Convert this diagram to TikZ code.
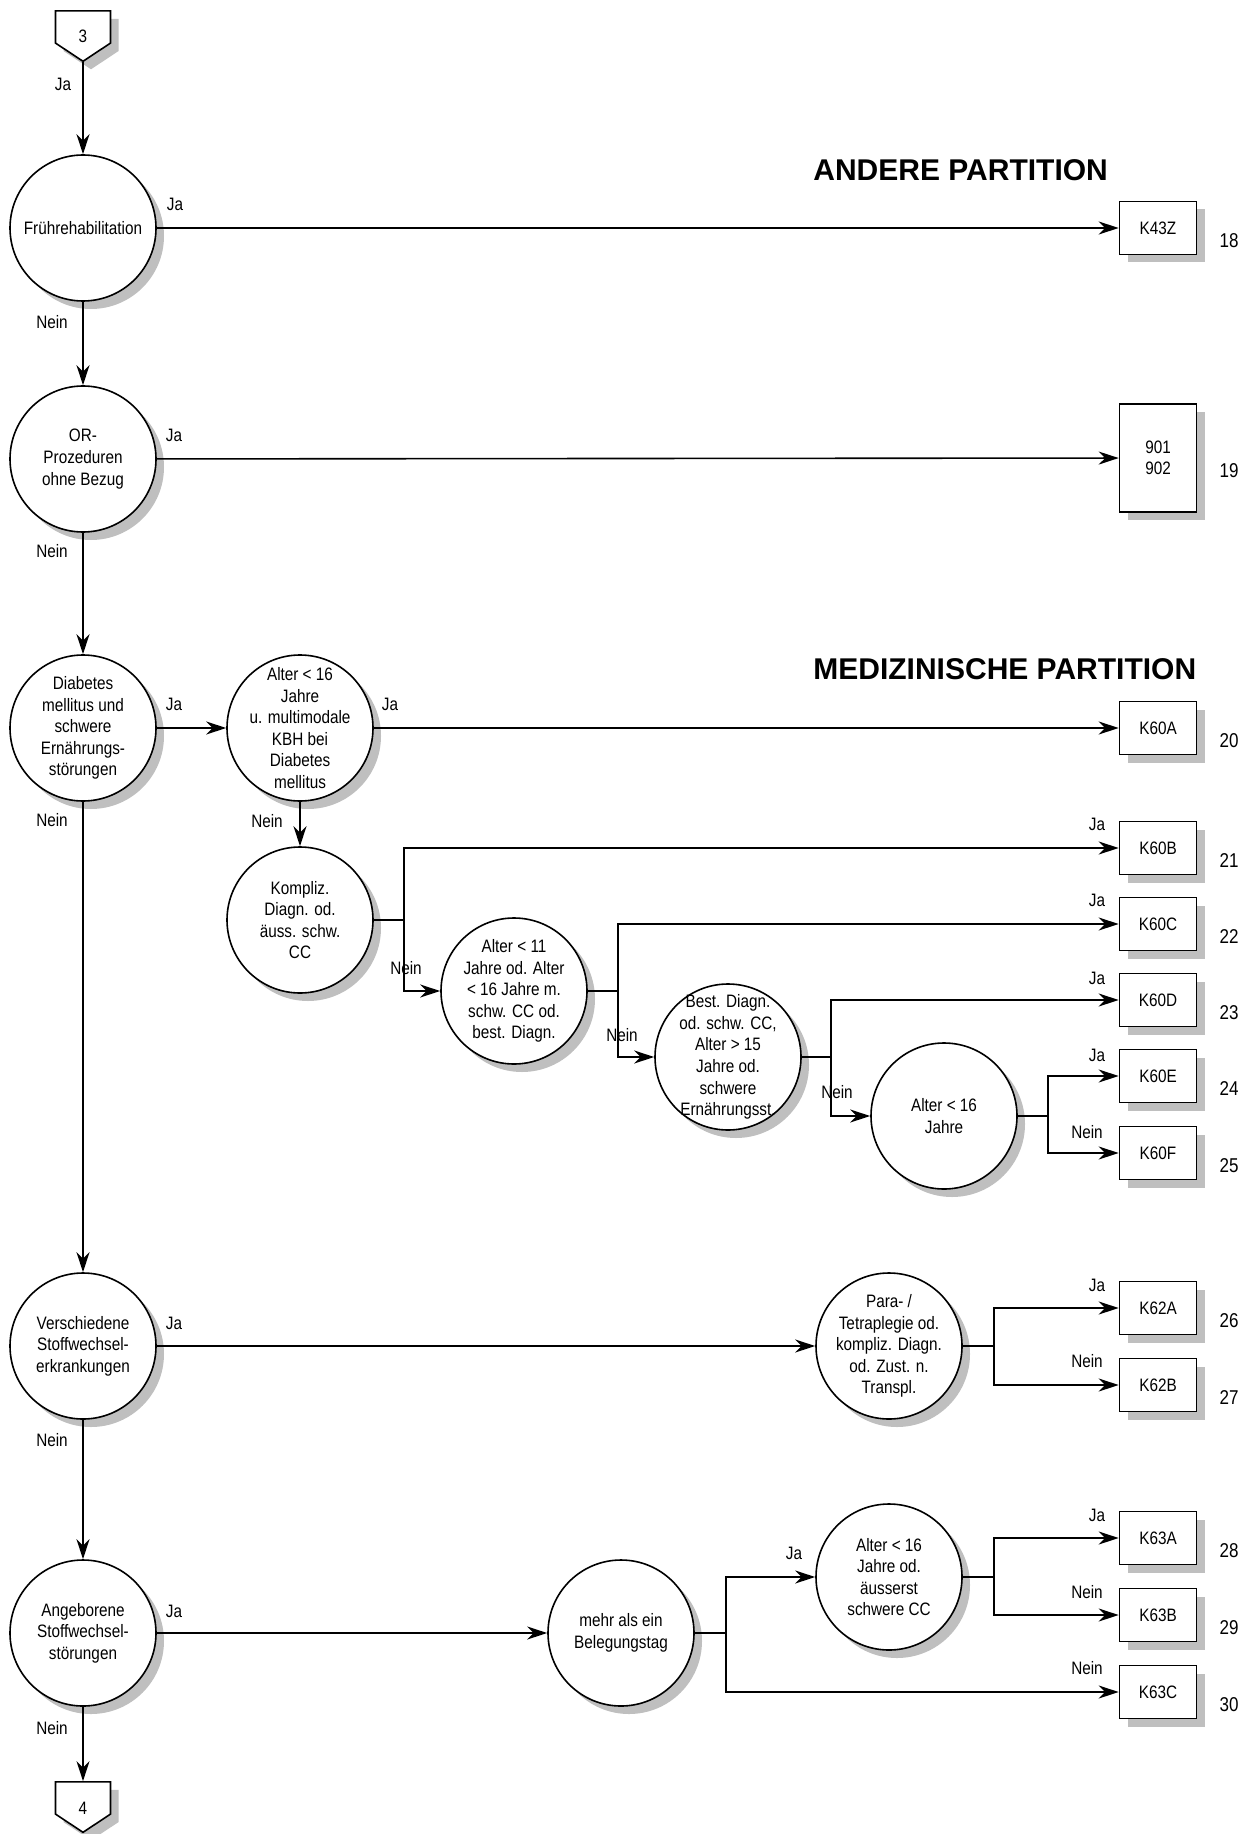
\documentclass[tikz,border=0pt]{standalone}
\usepackage{fontspec}
\setmainfont{Liberation Sans}[FakeStretch=0.85]
\newfontfamily\headfont{Liberation Sans}
\usetikzlibrary{arrows.meta,shadows,shapes.symbols}

\tikzset{
  shdw/.style={drop shadow={shadow xshift=4pt,shadow yshift=-4pt,fill=black!25,opacity=1}},
  dec/.style={circle, draw, fill=white, line width=0.8pt, minimum size=73pt, inner sep=-8pt, align=center, shdw},
  leaf/.style={rectangle, draw, fill=white, line width=0.8pt, minimum width=38.5pt, minimum height=26.5pt, align=center, shdw},
  conn/.style={signal, signal to=south, signal pointer angle=113, draw, fill=white, line width=0.8pt, minimum width=27.5pt, minimum height=17.5pt, inner sep=0pt, text height=16pt, text depth=0pt, shdw},
  lab/.style={inner sep=0pt},
  nr/.style={inner sep=0pt, font=\fontsize{10}{12}\selectfont},
  head/.style={inner sep=0pt, anchor=west, font=\headfont\bfseries\fontsize{15}{18}\selectfont},
  arr/.style={-{Stealth[length=10pt,width=6.5pt]}, line width=0.8pt}
}

\begin{document}
\begin{tikzpicture}[x=0.5pt, y=-0.5pt, font=\fontsize{9}{10.8}\selectfont]
\useasboundingbox (0,0) rectangle (1253,1834);

% Headings
\node[head] (andere) at (813,170) {ANDERE PARTITION};
\node[head] (medizin) at (813,669) {MEDIZINISCHE PARTITION};

% Connectors
\node[conn] (c3) at (83,27) {3};
\node[conn] (c4) at (83,1798) {4};

% Main column
\node[dec] (fr) at (83,228) {Frührehabilitation};
\node[dec] (orp) at (83,459) {OR-\\Prozeduren\\ohne Bezug};
\node[dec] (diab) at (83,728) {Diabetes\\mellitus und\\schwere\\Ernährungs-\\störungen};
\node[dec] (vers) at (83,1346) {Verschiedene\\Stoffwechsel-\\erkrankungen};
\node[dec] (ang) at (83,1633) {Angeborene\\Stoffwechsel-\\störungen};

% Diabetes branch
\node[dec] (a16) at (300,728) {Alter < 16\\Jahre\\u. multimodale\\KBH bei\\Diabetes\\mellitus};
\node[dec] (kompl) at (300,920) {Kompliz.\\Diagn. od.\\äuss. schw.\\CC};
\node[dec] (a11) at (514,991) {Alter < 11\\Jahre od. Alter\\< 16 Jahre m.\\schw. CC od.\\best. Diagn.};
\node[dec] (best) at (728,1057) {Best. Diagn.\\od. schw. CC,\\Alter > 15\\Jahre od.\\schwere\\Ernährungsst.};
\node[dec] (a16j) at (944,1116) {Alter < 16\\Jahre};

% Other branches
\node[dec] (para) at (889,1346) {Para- /\\Tetraplegie od.\\kompliz. Diagn.\\od. Zust. n.\\Transpl.};
\node[dec] (mehr) at (621,1633) {mehr als ein\\Belegungstag};
\node[dec] (a16s) at (889,1577) {Alter < 16\\Jahre od.\\äusserst\\schwere CC};

% Leaves
\node[leaf] (k43z) at (1158,228) {K43Z};
\node[leaf, minimum height=54pt] (or90) at (1158,458) {901\\902};
\node[leaf] (k60a) at (1158,728) {K60A};
\node[leaf] (k60b) at (1158,848) {K60B};
\node[leaf] (k60c) at (1158,924) {K60C};
\node[leaf] (k60d) at (1158,1000) {K60D};
\node[leaf] (k60e) at (1158,1076) {K60E};
\node[leaf] (k60f) at (1158,1153) {K60F};
\node[leaf] (k62a) at (1158,1308) {K62A};
\node[leaf] (k62b) at (1158,1385) {K62B};
\node[leaf] (k63a) at (1158,1538) {K63A};
\node[leaf] (k63b) at (1158,1615) {K63B};
\node[leaf] (k63c) at (1158,1692) {K63C};

% Numbers
\node[nr] (n18) at (1229,241) {18};
\node[nr] (n19) at (1229,471) {19};
\node[nr] (n20) at (1229,741) {20};
\node[nr] (n21) at (1229,861) {21};
\node[nr] (n22) at (1229,937) {22};
\node[nr] (n23) at (1229,1013) {23};
\node[nr] (n24) at (1229,1089) {24};
\node[nr] (n25) at (1229,1166) {25};
\node[nr] (n26) at (1229,1321) {26};
\node[nr] (n27) at (1229,1398) {27};
\node[nr] (n28) at (1229,1551) {28};
\node[nr] (n29) at (1229,1628) {29};
\node[nr] (n30) at (1229,1705) {30};

% Edges
\draw[arr] (c3) -- (fr) node[lab] at (63,84) {Ja};
\draw[arr] (fr) -- (k43z) node[lab] at (175,204) {Ja};
\draw[arr] (fr) -- (orp) node[lab] at (52,322) {Nein};
\draw[arr] (orp) -- (or90) node[lab] at (174,435) {Ja};
\draw[arr] (orp) -- (diab) node[lab] at (52,551) {Nein};
\draw[arr] (diab) -- (a16) node[lab] at (174,704) {Ja};
\draw[arr] (diab) -- (vers) node[lab] at (52,820) {Nein};
\draw[arr] (a16) -- (k60a) node[lab] at (390,704) {Ja};
\draw[arr] (a16) -- (kompl) node[lab] at (267,821) {Nein};
\draw[arr] (kompl.east) -- ++(30,0) |- (k60b) node[lab] at (1097,824) {Ja};
\draw[arr] (kompl.east) -- ++(30,0) |- (a11) node[lab] at (406,968) {Nein};
\draw[arr] (a11.east) -- ++(30,0) |- (k60c) node[lab] at (1097,900) {Ja};
\draw[arr] (a11.east) -- ++(30,0) |- (best) node[lab] at (622,1035) {Nein};
\draw[arr] (best.east) -- ++(29,0) |- (k60d) node[lab] at (1097,978) {Ja};
\draw[arr] (best.east) -- ++(29,0) |- (a16j) node[lab] at (837,1092) {Nein};
\draw[arr] (a16j.east) -- ++(30,0) |- (k60e) node[lab] at (1097,1055) {Ja};
\draw[arr] (a16j.east) -- ++(30,0) |- (k60f) node[lab] at (1087,1132) {Nein};
\draw[arr] (vers) -- (para) node[lab] at (174,1323) {Ja};
\draw[arr] (vers) -- (ang) node[lab] at (52,1440) {Nein};
\draw[arr] (para.east) -- ++(31,0) |- (k62a) node[lab] at (1097,1285) {Ja};
\draw[arr] (para.east) -- ++(31,0) |- (k62b) node[lab] at (1087,1361) {Nein};
\draw[arr] (ang) -- (mehr) node[lab] at (174,1611) {Ja};
\draw[arr] (ang) -- (c4) node[lab] at (52,1728) {Nein};
\draw[arr] (mehr.east) -- ++(31,0) |- (a16s) node[lab] at (794,1553) {Ja};
\draw[arr] (mehr.east) -- ++(31,0) |- (k63c) node[lab] at (1087,1668) {Nein};
\draw[arr] (a16s.east) -- ++(31,0) |- (k63a) node[lab] at (1097,1515) {Ja};
\draw[arr] (a16s.east) -- ++(31,0) |- (k63b) node[lab] at (1087,1592) {Nein};
\end{tikzpicture}
\end{document}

* * * * * * *

Transcribe the whole listing exactly. Pictures stay out of your copy.

Convert this diagram to TikZ code.
\documentclass[tikz,border=0pt]{standalone}
\usepackage{fontspec}
\setmainfont{Liberation Sans}[FakeStretch=0.85]
\newfontfamily\headfont{Liberation Sans}
\usetikzlibrary{arrows.meta,shadows,shapes.symbols}

\tikzset{
  shdw/.style={drop shadow={shadow xshift=4pt,shadow yshift=-4pt,fill=black!25,opacity=1}},
  dec/.style={circle, draw, fill=white, line width=0.8pt, minimum size=73pt, inner sep=-8pt, align=center, shdw},
  leaf/.style={rectangle, draw, fill=white, line width=0.8pt, minimum width=38.5pt, minimum height=26.5pt, align=center, shdw},
  conn/.style={signal, signal to=south, signal pointer angle=113, draw, fill=white, line width=0.8pt, minimum width=27.5pt, minimum height=17.5pt, inner sep=0pt, text height=16pt, text depth=0pt, shdw},
  lab/.style={inner sep=0pt},
  nr/.style={inner sep=0pt, font=\fontsize{10}{12}\selectfont},
  head/.style={inner sep=0pt, anchor=west, font=\headfont\bfseries\fontsize{15}{18}\selectfont},
  arr/.style={-{Stealth[length=10pt,width=6.5pt]}, line width=0.8pt}
}

\begin{document}
\begin{tikzpicture}[x=0.5pt, y=-0.5pt, font=\fontsize{9}{10.8}\selectfont]
\useasboundingbox (0,0) rectangle (1253,1834);

% Headings
\node[head] (andere) at (813,170) {ANDERE PARTITION};
\node[head] (medizin) at (813,669) {MEDIZINISCHE PARTITION};

% Connectors
\node[conn] (c3) at (83,27) {3};
\node[conn] (c4) at (83,1798) {4};

% Main column
\node[dec] (fr) at (83,228) {Frührehabilitation};
\node[dec] (orp) at (83,459) {OR-\\Prozeduren\\ohne Bezug};
\node[dec] (diab) at (83,728) {Diabetes\\mellitus und\\schwere\\Ernährungs-\\störungen};
\node[dec] (vers) at (83,1346) {Verschiedene\\Stoffwechsel-\\erkrankungen};
\node[dec] (ang) at (83,1633) {Angeborene\\Stoffwechsel-\\störungen};

% Diabetes branch
\node[dec] (a16) at (300,728) {Alter < 16\\Jahre\\u. multimodale\\KBH bei\\Diabetes\\mellitus};
\node[dec] (kompl) at (300,920) {Kompliz.\\Diagn. od.\\äuss. schw.\\CC};
\node[dec] (a11) at (514,991) {Alter < 11\\Jahre od. Alter\\< 16 Jahre m.\\schw. CC od.\\best. Diagn.};
\node[dec] (best) at (728,1057) {Best. Diagn.\\od. schw. CC,\\Alter > 15\\Jahre od.\\schwere\\Ernährungsst.};
\node[dec] (a16j) at (944,1116) {Alter < 16\\Jahre};

% Other branches
\node[dec] (para) at (889,1346) {Para- /\\Tetraplegie od.\\kompliz. Diagn.\\od. Zust. n.\\Transpl.};
\node[dec] (mehr) at (621,1633) {mehr als ein\\Belegungstag};
\node[dec] (a16s) at (889,1577) {Alter < 16\\Jahre od.\\äusserst\\schwere CC};

% Leaves
\node[leaf] (k43z) at (1158,228) {K43Z};
\node[leaf, minimum height=54pt] (or90) at (1158,458) {901\\902};
\node[leaf] (k60a) at (1158,728) {K60A};
\node[leaf] (k60b) at (1158,848) {K60B};
\node[leaf] (k60c) at (1158,924) {K60C};
\node[leaf] (k60d) at (1158,1000) {K60D};
\node[leaf] (k60e) at (1158,1076) {K60E};
\node[leaf] (k60f) at (1158,1153) {K60F};
\node[leaf] (k62a) at (1158,1308) {K62A};
\node[leaf] (k62b) at (1158,1385) {K62B};
\node[leaf] (k63a) at (1158,1538) {K63A};
\node[leaf] (k63b) at (1158,1615) {K63B};
\node[leaf] (k63c) at (1158,1692) {K63C};

% Numbers
\node[nr] (n18) at (1229,241) {18};
\node[nr] (n19) at (1229,471) {19};
\node[nr] (n20) at (1229,741) {20};
\node[nr] (n21) at (1229,861) {21};
\node[nr] (n22) at (1229,937) {22};
\node[nr] (n23) at (1229,1013) {23};
\node[nr] (n24) at (1229,1089) {24};
\node[nr] (n25) at (1229,1166) {25};
\node[nr] (n26) at (1229,1321) {26};
\node[nr] (n27) at (1229,1398) {27};
\node[nr] (n28) at (1229,1551) {28};
\node[nr] (n29) at (1229,1628) {29};
\node[nr] (n30) at (1229,1705) {30};

% Edges
\draw[arr] (c3) -- (fr) node[lab] at (63,84) {Ja};
\draw[arr] (fr) -- (k43z) node[lab] at (175,204) {Ja};
\draw[arr] (fr) -- (orp) node[lab] at (52,322) {Nein};
\draw[arr] (orp) -- (or90) node[lab] at (174,435) {Ja};
\draw[arr] (orp) -- (diab) node[lab] at (52,551) {Nein};
\draw[arr] (diab) -- (a16) node[lab] at (174,704) {Ja};
\draw[arr] (diab) -- (vers) node[lab] at (52,820) {Nein};
\draw[arr] (a16) -- (k60a) node[lab] at (390,704) {Ja};
\draw[arr] (a16) -- (kompl) node[lab] at (267,821) {Nein};
\draw[arr] (kompl.east) -- ++(30,0) |- (k60b) node[lab] at (1097,824) {Ja};
\draw[arr] (kompl.east) -- ++(30,0) |- (a11) node[lab] at (406,968) {Nein};
\draw[arr] (a11.east) -- ++(30,0) |- (k60c) node[lab] at (1097,900) {Ja};
\draw[arr] (a11.east) -- ++(30,0) |- (best) node[lab] at (622,1035) {Nein};
\draw[arr] (best.east) -- ++(29,0) |- (k60d) node[lab] at (1097,978) {Ja};
\draw[arr] (best.east) -- ++(29,0) |- (a16j) node[lab] at (837,1092) {Nein};
\draw[arr] (a16j.east) -- ++(30,0) |- (k60e) node[lab] at (1097,1055) {Ja};
\draw[arr] (a16j.east) -- ++(30,0) |- (k60f) node[lab] at (1087,1132) {Nein};
\draw[arr] (vers) -- (para) node[lab] at (174,1323) {Ja};
\draw[arr] (vers) -- (ang) node[lab] at (52,1440) {Nein};
\draw[arr] (para.east) -- ++(31,0) |- (k62a) node[lab] at (1097,1285) {Ja};
\draw[arr] (para.east) -- ++(31,0) |- (k62b) node[lab] at (1087,1361) {Nein};
\draw[arr] (ang) -- (mehr) node[lab] at (174,1611) {Ja};
\draw[arr] (ang) -- (c4) node[lab] at (52,1728) {Nein};
\draw[arr] (mehr.east) -- ++(31,0) |- (a16s) node[lab] at (794,1553) {Ja};
\draw[arr] (mehr.east) -- ++(31,0) |- (k63c) node[lab] at (1087,1668) {Nein};
\draw[arr] (a16s.east) -- ++(31,0) |- (k63a) node[lab] at (1097,1515) {Ja};
\draw[arr] (a16s.east) -- ++(31,0) |- (k63b) node[lab] at (1087,1592) {Nein};
\end{tikzpicture}
\end{document}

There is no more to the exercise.